The cooperation is based on documents confirmed several times in this thirty-year period, such as the Friendship Agreement of 1992, the Declaration of Friendship and Mutual Union of 1998, the Agreement of Good Neighborliness and Union of the 21st Century of 2013. An inter-parliamentary commission for collaboration between the two countries is always active, with sub-committees dealing with transportation, science and new technologies, energy, fuels, industry and other sectors.
Every year forums are held at the highest level, with the participation of the two presidents, as happened last September in video-conference, with the passionate discussion between Putin and Tokaev on the origins of the Asian tiger. The Kazakhs emphasized the role of the "Leader of the Nation" Nursultan Nazarbaev and his major "Eurasian projects" involving several former Soviet states.

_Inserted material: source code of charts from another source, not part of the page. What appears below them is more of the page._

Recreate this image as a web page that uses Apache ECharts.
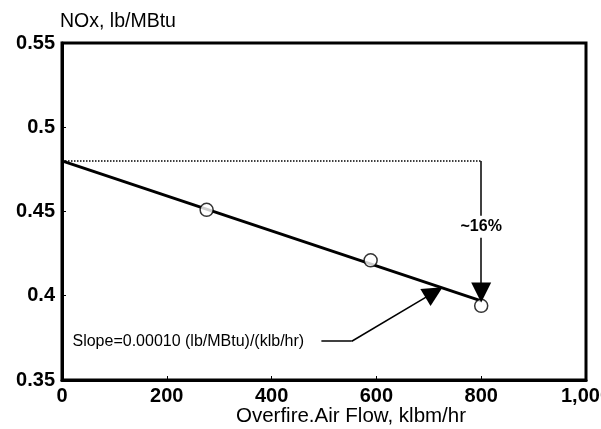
<!DOCTYPE html>
<html><head><meta charset="utf-8">
<script src="https://cdn.jsdelivr.net/npm/echarts@6/dist/echarts.min.js"></script>
<style>html,body{margin:0;padding:0;background:#fff}#c{width:601px;height:429px}</style>
</head><body><div id="c"></div>
<script>
var pointsX = [276, 589, 800];
var pointsY = [0.451, 0.421, 0.394];
var fitX = [0, 800];
var fitY = [0.480, 0.397];
var refLevel = 0.480;
var arrowEnd = 0.402;
var pctText = '~16%';
var pctAt = [800, 0.441];
var slopeText = 'Slope=0.00010 (lb/MBtu)/(klb/hr)';
var slopeLeader = [[495, 0.373], [553, 0.373], [710, 0.402]];
var slopeTextAt = [20, 0.373];

var font = 'Liberation Sans';
var chart = echarts.init(document.getElementById('c'));
chart.setOption({
  animation: false,
  grid: {left: 62, right: 15, top: 43, bottom: 49, show: true, borderColor: '#000', borderWidth: 3,
         containLabel: false, outerBoundsMode: 'none'},
  xAxis: {
    type: 'value', min: 0, max: 1000, interval: 200,
    name: 'Overfire.Air Flow, klbm/hr', nameLocation: 'middle', nameGap: 26, nameMoveOverlap: false,
    nameTextStyle: {fontFamily: font, fontSize: 20.5, color: '#000', padding: [0, 0, 0, 54]},
    axisLine: {lineStyle: {color: '#000', width: 3}},
    axisTick: {inside: true, length: 4, lineStyle: {color: '#000'}},
    axisLabel: {fontFamily: font, fontSize: 20, fontWeight: 'bold', color: '#000', margin: 6,
      formatter: function (v) { return v === 1000 ? '1,000' : String(v); }},
    splitLine: {show: false}
  },
  yAxis: {
    type: 'value', min: 0.35, max: 0.55, interval: 0.05,
    name: 'NOx, lb/MBtu', nameLocation: 'end', nameGap: 11,
    nameTextStyle: {fontFamily: font, fontSize: 19.5, color: '#000', align: 'left', padding: [0, 0, 0, -2]},
    axisLine: {lineStyle: {color: '#000', width: 3}},
    axisTick: {inside: true, length: 4, lineStyle: {color: '#000'}},
    axisLabel: {fontFamily: font, fontSize: 20, fontWeight: 'bold', color: '#000', margin: 7},
    splitLine: {show: false}
  },
  series: [
    {
      type: 'line', data: fitX.map(function (x, i) { return [x, fitY[i]]; }),
      symbol: 'none', lineStyle: {color: '#000', width: 3}, z: 3,
      markLine: {
        silent: true, animation: false,
        data: [
          [{coord: [0, refLevel], symbol: 'none', lineStyle: {type: 'dotted', width: 1.5, color: '#000'}},
           {coord: [800, refLevel], symbol: 'none'}],
          [{coord: [800, refLevel], symbol: 'none', lineStyle: {type: 'solid', width: 1.5, color: '#000'}},
           {coord: [800, arrowEnd], symbol: 'triangle', symbolSize: 20}],
          [{coord: slopeLeader[0], symbol: 'none', lineStyle: {type: 'solid', width: 1.5, color: '#000'}},
           {coord: slopeLeader[1], symbol: 'none'}],
          [{coord: slopeLeader[1], symbol: 'none', lineStyle: {type: 'solid', width: 1.5, color: '#000'}},
           {coord: slopeLeader[2], symbol: 'triangle', symbolSize: 20}]
        ],
        label: {show: false}
      },
      markPoint: {
        symbol: 'circle', symbolSize: 0, silent: true,
        data: [
          {coord: slopeTextAt, label: {show: true, position: 'right', distance: 0, formatter: slopeText, fontFamily: font, fontSize: 16, color: '#000'}},
          {coord: pctAt, label: {show: true, position: 'inside', formatter: pctText, fontFamily: font, fontSize: 16, fontWeight: 'bold', color: '#000', backgroundColor: '#fff', padding: [3, 1]}}
        ]
      }
    },
    {
      type: 'scatter', data: pointsX.map(function (x, i) { return [x, pointsY[i]]; }),
      symbol: 'circle', symbolSize: 13,
      itemStyle: {color: '#fff', borderColor: '#000', borderWidth: 1.5}, z: 4
    }
  ]
});
</script></body></html>
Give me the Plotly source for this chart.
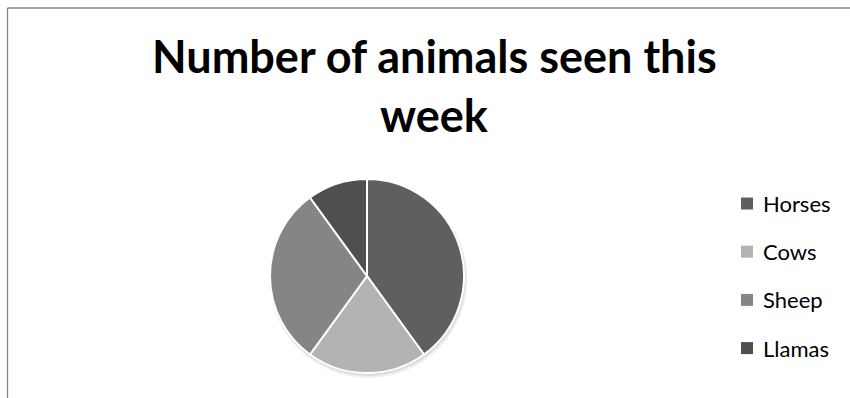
import plotly.graph_objects as go

W, H = 850, 398

title_lines = ["Number of animals seen this", "week"]
labels = ["Horses", "Cows", "Sheep", "Llamas"]
values = [40, 20, 30, 10]
colors = ["#5f5f5f", "#b3b3b3", "#858585", "#4f4f4f"]

# pie geometry (pixels)
cx, cy, r = 367, 276, 97

fig = go.Figure()
fig.add_trace(go.Pie(
    labels=labels, values=values, sort=False, direction="clockwise", rotation=0,
    marker=dict(colors=colors, line=dict(color="white", width=2)),
    textinfo="none", hoverinfo="label+value+percent", showlegend=False,
    domain=dict(x=[(cx - r) / W, (cx + r) / W], y=[(H - cy - r) / H, (H - cy + r) / H]),
))

shapes = []
# soft shadow under pie
for off, rad, op in [(3, r + 2, 0.06), (2, r + 1, 0.08), (1, r, 0.1)]:
    shapes.append(dict(type="circle", xref="paper", yref="paper", layer="below",
                       x0=(cx - rad + off * 0.5) / W, x1=(cx + rad + off * 0.5) / W,
                       y0=(H - cy - rad - off) / H, y1=(H - cy + rad - off) / H,
                       line=dict(width=0), fillcolor=f"rgba(0,0,0,{op})"))
# chart frame (top and left edges visible)
shapes.append(dict(type="line", xref="paper", yref="paper", x0=7.5 / W, x1=1.0,
                   y0=1 - 8 / H, y1=1 - 8 / H, line=dict(color="#868686", width=1.3)))
shapes.append(dict(type="line", xref="paper", yref="paper", x0=7.5 / W, x1=7.5 / W,
                   y0=0, y1=1 - 8 / H, line=dict(color="#868686", width=1.3)))

annotations = []
title_y = [56, 115]
for line, ty in zip(title_lines, title_y):
    annotations.append(dict(text="<b>" + line + "</b>", xref="paper", yref="paper",
                            x=434 / W, y=1 - ty / H, xanchor="center", yanchor="middle",
                            showarrow=False, font=dict(family="Lato", size=45, color="black")))

# legend
leg_x, leg_y0, leg_dy, sq = 747, 203.5, 48.2, 12
for i, (lab, col) in enumerate(zip(labels, colors)):
    yc = leg_y0 + i * leg_dy
    shapes.append(dict(type="rect", xref="paper", yref="paper",
                       x0=(leg_x - sq / 2) / W, x1=(leg_x + sq / 2) / W,
                       y0=1 - (yc + sq / 2) / H, y1=1 - (yc - sq / 2) / H,
                       fillcolor=col, line=dict(width=0)))
    annotations.append(dict(text=lab, xref="paper", yref="paper", x=761 / W, y=1 - yc / H,
                            xanchor="left", yanchor="middle", showarrow=False,
                            font=dict(family="Lato", size=22, color="black")))

fig.update_layout(
    width=W, height=H, margin=dict(l=0, r=0, t=0, b=0),
    paper_bgcolor="white", plot_bgcolor="white",
    shapes=shapes, annotations=annotations, showlegend=False,
)
fig.write_html("out.html", config={"displayModeBar": False},
               post_script="document.body.style.margin='0';")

Lavrov pointed to the special significance of some recent projects, such as the Bajterek astronautical program, which will open the way for Kazakhstan to enter the small circle of world cosmic powers. According to the plan, in 2023 Russian Soyuz-5 communication rockets will be launched from the Baikonur cosmodrome (the most important from Soviet times), which will help the country's economic and social growth.
Great attention will be given to border protection, in this very delicate phase for all of Central Asia: Russia and Kazakhstan share 7,500 kilometers of border, from which to pass large volumes of transport between Europe and Asia.